In lieu of an Abbott first pitch, the Rangers put on a disgusting, tepid display that was the lone stain on an otherwise electric pre-game ceremony. Fitting with the theme of insipid virtue signalling, the Rangers elected to have 3 random women “throw out the first pitch.” 

This equated to one morbidly obese woman rolling around on her scooter near the third base line, as well as a teacher and another equally unathetlic female private citizen toss a ball 5 feet. The scooter roaring its approval in the background, Rangers fans were left to wonder why Mark McLemore or Fergie Jenkins, who were both in attendance, did not throw out the first pitch on such a big occasion. I can understand why they could not get George W Bush on such short notice, but why taint a massive moment in park history with such pathetic, political lowbrow signalling. The two women managed to cobble together more quality pitches than Kyle “Ace” Gibson in his Opening Day start in Kansas City, at least. 

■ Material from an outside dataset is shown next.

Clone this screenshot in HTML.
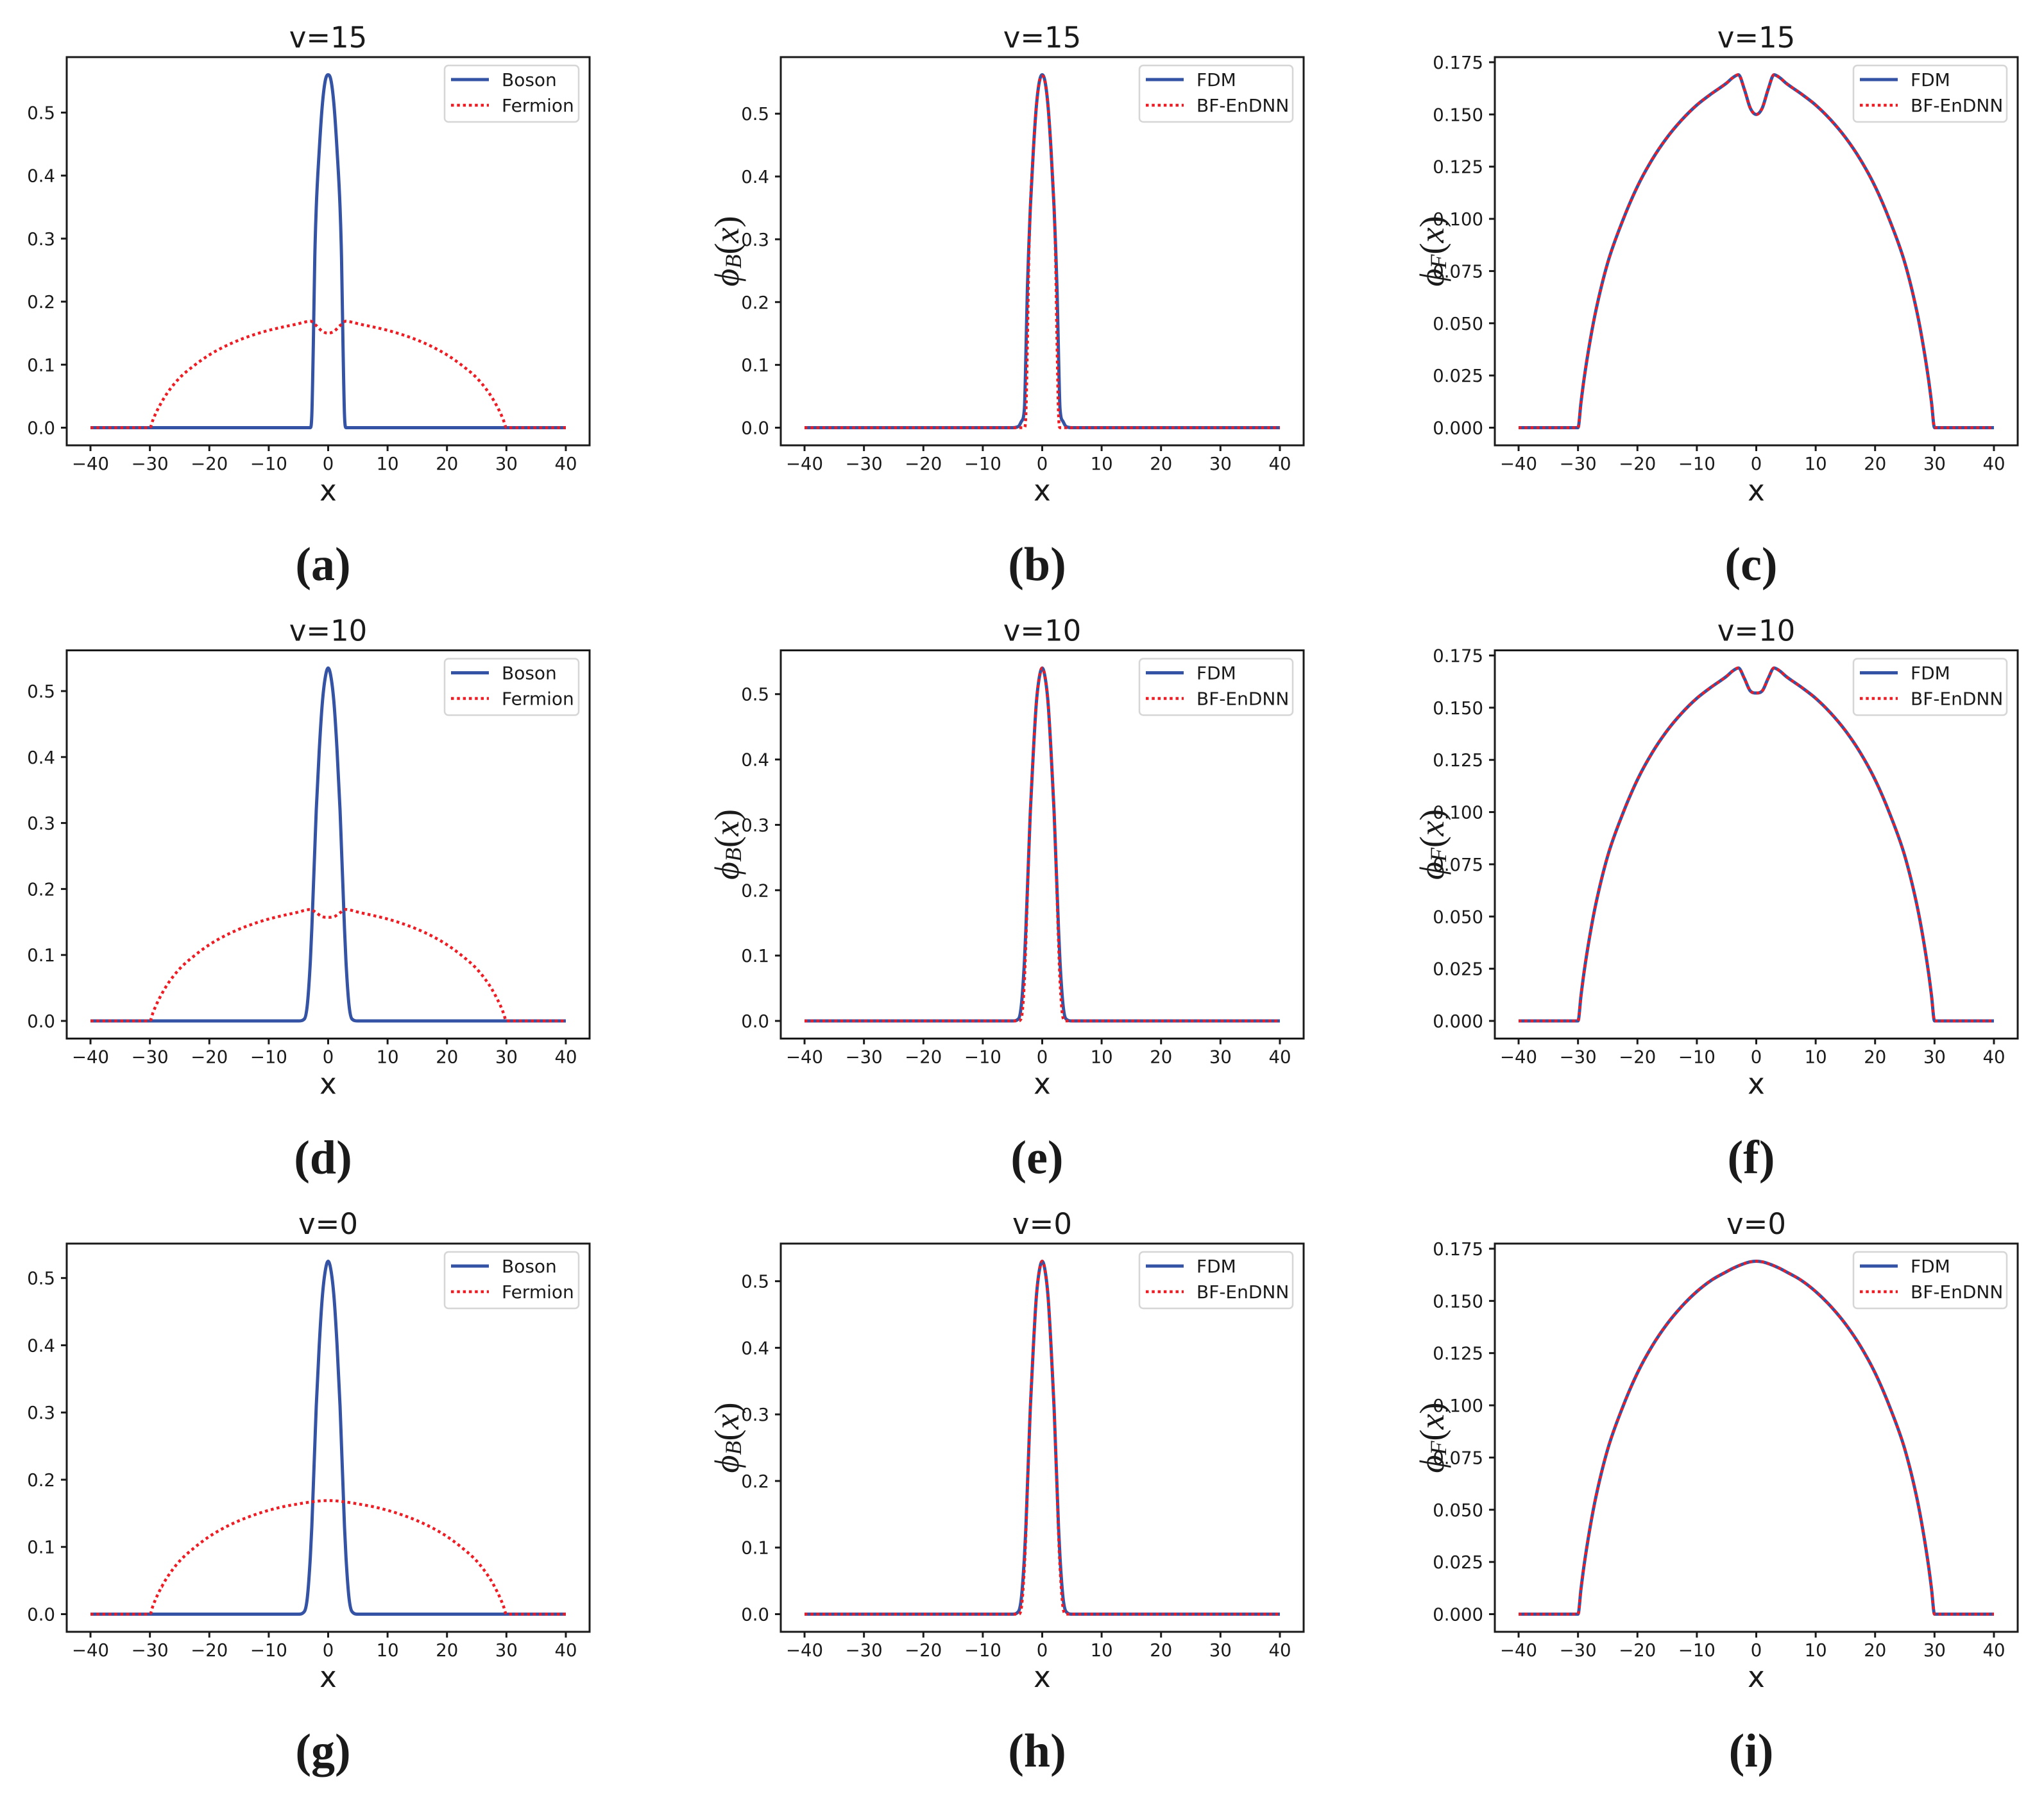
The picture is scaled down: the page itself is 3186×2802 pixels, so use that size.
<!DOCTYPE html>
<html><head><meta charset="utf-8"><title>Boson-Fermion profiles</title>
<style>
html,body{margin:0;padding:0;background:#fff;}
svg{display:block;}
</style></head>
<body>
<svg id="fig" xmlns="http://www.w3.org/2000/svg" width="3186" height="2802" viewBox="0 0 3186 2802"></svg>
<script>
// ---- data ----
const bosonX = [-40,-5,-4,-3.5,-3,-2.75,-2.5,-2.25,-2,-1.5,-1,-0.5,0,0.5,1,1.5,2,2.25,2.5,2.75,3,3.5,4,5,40];
const bosonSharpV15 = [0,0,0,0,0,0.02,0.13,0.27,0.35,0.44,0.51,0.55,0.56,0.55,0.51,0.44,0.35,0.27,0.13,0.02,0,0,0,0,0];
const bosonFdmV15   = [0,0,0.002,0.01,0.03,0.115,0.22,0.29,0.35,0.44,0.51,0.55,0.562,0.55,0.51,0.44,0.35,0.29,0.22,0.115,0.03,0.01,0.002,0,0];
const bosonV10      = [0,0,0.003,0.025,0.09,0.14,0.2,0.26,0.32,0.41,0.48,0.52,0.535,0.52,0.48,0.41,0.32,0.26,0.2,0.14,0.09,0.025,0.003,0,0];
const bosonFdmV10   = [0,0,0.003,0.025,0.09,0.14,0.2,0.26,0.32,0.41,0.485,0.525,0.54,0.525,0.485,0.41,0.32,0.26,0.2,0.14,0.09,0.025,0.003,0,0];
const bosonNetV10   = [0,0,0,0.005,0.06,0.12,0.19,0.26,0.32,0.41,0.485,0.525,0.54,0.525,0.485,0.41,0.32,0.26,0.19,0.12,0.06,0.005,0,0,0];
const bosonV0       = [0,0,0.004,0.025,0.085,0.13,0.19,0.25,0.31,0.4,0.47,0.51,0.525,0.51,0.47,0.4,0.31,0.25,0.19,0.13,0.085,0.025,0.004,0,0];
const bosonFdmV0    = [0,0,0.004,0.025,0.085,0.13,0.19,0.25,0.31,0.4,0.475,0.515,0.53,0.515,0.475,0.4,0.31,0.25,0.19,0.13,0.085,0.025,0.004,0,0];
const bosonNetV0    = [0,0,0,0.01,0.07,0.12,0.185,0.25,0.31,0.4,0.475,0.515,0.53,0.515,0.475,0.4,0.31,0.25,0.185,0.12,0.07,0.01,0,0,0];

const fermionX = [-40,-30,-29.5,-29,-28,-27,-25,-22.5,-20,-17.5,-15,-12.5,-10,-7.5,-5,-4,-3,-2,-1,0,1,2,3,4,5,7.5,10,12.5,15,17.5,20,22.5,25,27,28,29,29.5,30,40];
const fermionV15 = [0,0,0.012,0.023,0.041,0.056,0.079,0.099,0.1155,0.1285,0.139,0.1475,0.1545,0.16,0.165,0.1675,0.169,0.162,0.153,0.15,0.153,0.162,0.169,0.1675,0.165,0.16,0.1545,0.1475,0.139,0.1285,0.1155,0.099,0.079,0.056,0.041,0.023,0.012,0,0];
const fermionV10 = [0,0,0.012,0.023,0.041,0.056,0.079,0.099,0.1155,0.1285,0.139,0.1475,0.1545,0.16,0.165,0.1675,0.169,0.164,0.158,0.157,0.158,0.164,0.169,0.1675,0.165,0.16,0.1545,0.1475,0.139,0.1285,0.1155,0.099,0.079,0.056,0.041,0.023,0.012,0,0];
const fermionV0  = [0,0,0.012,0.023,0.041,0.056,0.079,0.099,0.1155,0.1285,0.139,0.1475,0.1545,0.16,0.164,0.1655,0.1668,0.1679,0.1687,0.169,0.1687,0.1679,0.1668,0.1655,0.164,0.16,0.1545,0.1475,0.139,0.1285,0.1155,0.099,0.079,0.056,0.041,0.023,0.012,0,0];

const xTicks = [-40,-30,-20,-10,0,10,20,30,40];
const yTicksB = [0,0.1,0.2,0.3,0.4,0.5];
const yTicksF = [0,0.025,0.05,0.075,0.1,0.125,0.15,0.175];
const titles = ["v=15","v=10","v=0"];
const subLabels = ["(a)","(b)","(c)","(d)","(e)","(f)","(g)","(h)","(i)"];

// ---- layout ----
const NS = "http://www.w3.org/2000/svg";
const svg = document.getElementById('fig');
const colLeft = [104,1217,2330], rowTop = [89,1013.5,1938];
const AW = 815, AH = 605;
const BLUE = "#3453a4", RED = "#f01c24";
const SANS = '"DejaVu Sans","Liberation Sans",sans-serif';

function el(tag, attrs, parent){
  const e = document.createElementNS(NS, tag);
  for (const k in attrs) e.setAttribute(k, attrs[k]);
  (parent||svg).appendChild(e);
  return e;
}
function txt(s, attrs, parent){ const t = el('text', attrs, parent); t.textContent = s; return t; }

function monoPath(xs, ys){
  const n = xs.length, m = new Array(n).fill(0), d = [];
  for (let i=0;i<n-1;i++) d.push((ys[i+1]-ys[i])/(xs[i+1]-xs[i]));
  m[0]=d[0]; m[n-1]=d[n-2];
  for (let i=1;i<n-1;i++){ m[i] = (d[i-1]*d[i] <= 0) ? 0 : (d[i-1]+d[i])/2; }
  for (let i=0;i<n-1;i++){
    if (d[i]===0){ m[i]=0; m[i+1]=0; continue; }
    const a=m[i]/d[i], b=m[i+1]/d[i], s=a*a+b*b;
    if (s>9){ const t=3/Math.sqrt(s); m[i]=t*a*d[i]; m[i+1]=t*b*d[i]; }
  }
  let p = "M"+xs[0].toFixed(2)+","+ys[0].toFixed(2);
  for (let i=0;i<n-1;i++){
    const h=(xs[i+1]-xs[i])/3;
    p += " C"+(xs[i]+h).toFixed(2)+","+(ys[i]+m[i]*h).toFixed(2)+" "+(xs[i+1]-h).toFixed(2)+","+(ys[i+1]-m[i+1]*h).toFixed(2)+" "+xs[i+1].toFixed(2)+","+ys[i+1].toFixed(2);
  }
  return p;
}

const panels = [
  {r:0,c:0,kind:'ab',series:[[bosonX,bosonSharpV15,'boson'],[fermionX,fermionV15,'fermion']],leg:["Boson","Fermion"]},
  {r:0,c:1,kind:'B', series:[[bosonX,bosonFdmV15,'fdm'],[bosonX,bosonSharpV15,'bf-endnn']],leg:["FDM","BF-EnDNN"]},
  {r:0,c:2,kind:'F', series:[[fermionX,fermionV15,'fdm'],[fermionX,fermionV15,'bf-endnn']],leg:["FDM","BF-EnDNN"]},
  {r:1,c:0,kind:'ab',series:[[bosonX,bosonV10,'boson'],[fermionX,fermionV10,'fermion']],leg:["Boson","Fermion"]},
  {r:1,c:1,kind:'B', series:[[bosonX,bosonFdmV10,'fdm'],[bosonX,bosonNetV10,'bf-endnn']],leg:["FDM","BF-EnDNN"]},
  {r:1,c:2,kind:'F', series:[[fermionX,fermionV10,'fdm'],[fermionX,fermionV10,'bf-endnn']],leg:["FDM","BF-EnDNN"]},
  {r:2,c:0,kind:'ab',series:[[bosonX,bosonV0,'boson'],[fermionX,fermionV0,'fermion']],leg:["Boson","Fermion"]},
  {r:2,c:1,kind:'B', series:[[bosonX,bosonFdmV0,'fdm'],[bosonX,bosonNetV0,'bf-endnn']],leg:["FDM","BF-EnDNN"]},
  {r:2,c:2,kind:'F', series:[[fermionX,fermionV0,'fdm'],[fermionX,fermionV0,'bf-endnn']],leg:["FDM","BF-EnDNN"]}
];

panels.forEach((P, idx) => {
  const L = colLeft[P.c], T = rowTop[P.r], B = T+AH, R = L+AW;
  const g = el('g', {});
  
  
  let ymax = -Infinity, ymin = Infinity;
  P.series.forEach(s => s[1].forEach(v => { ymax=Math.max(ymax,v); ymin=Math.min(ymin,v); }));
  const yr = ymax-ymin, y0 = ymin-0.05*yr, y1 = ymax+0.05*yr;
  const sx = v => L + (v+44)/88*AW;
  const sy = v => B - (v-y0)/(y1-y0)*AH;
  const t = txt(titles[P.r], {x:L+AW/2, y:T-15, 'text-anchor':'middle', 'font-family':SANS, 'font-size':45, fill:'#1a1a1a'}, g);
  
  
  P.series.forEach((s, si) => {
    const xs = s[0].map(sx), ys = s[1].map(sy);
    const path = el('path', {d:monoPath(xs, ys), fill:'none'}, g);
    if (si===0){ path.setAttribute('stroke',BLUE); path.setAttribute('stroke-width',5); path.setAttribute('stroke-linejoin','round'); }
    else { path.setAttribute('stroke',RED); path.setAttribute('stroke-width',4.5); path.setAttribute('stroke-dasharray','4.5 4.8'); }
    
    
  });
  const fr = el('rect', {x:L, y:T, width:AW, height:AH, fill:'none', stroke:'#1a1a1a', 'stroke-width':3}, g);
  
  
  xTicks.forEach(v => {
    const X = sx(v);
    el('line', {x1:X, y1:B, x2:X, y2:B+9, stroke:'#1a1a1a', 'stroke-width':3}, g);
    const tl = txt((v<0?'\u2212':'')+Math.abs(v), {x:X, y:B+38, 'text-anchor':'middle', 'font-family':SANS, 'font-size':27.5, fill:'#1a1a1a'}, g);
    
    
  });
  const yt = P.kind==='F' ? yTicksF : yTicksB;
  yt.forEach(v => {
    const Y = sy(v);
    el('line', {x1:L-9, y1:Y, x2:L, y2:Y, stroke:'#1a1a1a', 'stroke-width':3}, g);
    const tl = txt(P.kind==='F' ? v.toFixed(3) : v.toFixed(1), {x:L-18, y:Y+10, 'text-anchor':'end', 'font-family':SANS, 'font-size':27.5, fill:'#1a1a1a'}, g);
    
    
  });
  const xl = txt('x', {x:L+AW/2, y:T+691, 'text-anchor':'middle', 'font-family':SANS, 'font-size':45, fill:'#1a1a1a'}, g);
  
  
  if (P.kind!=='ab'){
    const cx = P.kind==='B' ? L-84 : L-98, cy = T+AH/2;
    const yl = el('text', {x:cx, y:cy, transform:'rotate(-90 '+cx+' '+cy+')', 'text-anchor':'middle', 'dominant-baseline':'central', 'font-family':'"Liberation Serif",serif', 'font-style':'italic', 'font-size':54, fill:'#1a1a1a'}, g);
    
    
    const t1 = el('tspan', {}, yl); t1.textContent='\u03D5';
    const t2 = el('tspan', {'font-size':36, dy:10}, yl); t2.textContent = P.kind==='B'?'B':'F';
    const t3 = el('tspan', {dy:-10, 'font-style':'normal'}, yl); t3.textContent='(';
    const t4 = el('tspan', {}, yl); t4.textContent='x';
    const t5 = el('tspan', {'font-style':'normal'}, yl); t5.textContent=')';
  }
  const lw = P.kind==='ab' ? 209 : 239;
  const lx = R-17-lw, ly = T+13;
  const lg = el('g', {}, g);
  
  
  el('rect', {x:lx, y:ly, width:lw, height:88, rx:6, fill:'#fff', stroke:'#d6d6d6', 'stroke-width':2.5}, lg);
  P.leg.forEach((name, i) => {
    const yy = ly + 32 + i*40;
    const ln = el('line', {x1:lx+10, y1:yy-10, x2:lx+69, y2:yy-10, stroke: i===0?BLUE:RED, 'stroke-width': i===0?5:4.5}, lg);
    if (i===1) ln.setAttribute('stroke-dasharray','4.5 4.8');
    const et = txt(name, {x:lx+89, y:yy, 'font-family':SANS, 'font-size':28, fill:'#1a1a1a'}, lg);
    
    
  });
  const sl = txt(subLabels[idx], {x:L+AW/2-8, y:T+815, 'text-anchor':'middle', 'font-family':'"Liberation Serif",serif', 'font-weight':'bold', 'font-size':74, fill:'#1a1a1a'}, g);
  
  
});
</script>
</body></html>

Patriotism was at an all time high, as was virus fatigue, as the national anthem was belted out with the most patriotism I have ever heard at a sporting event. There was something special about the atmosphere in the park. A collective sense of anxiety being ebbed away. The state-mandated stir craziness swilled away by one cool drink of beer at the ballpark. This was an important event in baseball history, as well as within the context of CoronaVirus recovery. The All American, full capacity fly over stands in stark contrast to the Opening at Citi Field, where fans pumped full of the latest vaccine emerge from the Number 7 train to continue to feel uncomfortable. 

The Rangers lost the Home Opener after Mike Foltynewicz was roughed up. The stadium feels cavernous and lacks the old flavor of the old ballpark. It feels sort of sterile and the food options seem significantly weaker. This comes with the stunning revelation that the best thing at the ballpark, The Garlic Fries, are gone. Hopefully this heinous act can be corrected. 

Game 2- Dane Dunning AKA Dane Stunning was exceptional in his start in game 2. He went 5 crisp innings, allowing 1 run. Nate Lowe continued to hit well and the Rangers got out to an early 6-1 lead they never gave up. Win 7-4.

Game 3- Jays ace Hun-Jin Ryu started the rubber match and was exceptional. He gave up 2 runs in 7 innings, including a solo shot from Nick Solak. Kyle “Ace” Gibson made up for Opening Day and outdueled Ryu. He went 6 innings of razor sharp ball. Win 2-1. 

The Rangers will take on the Padres next.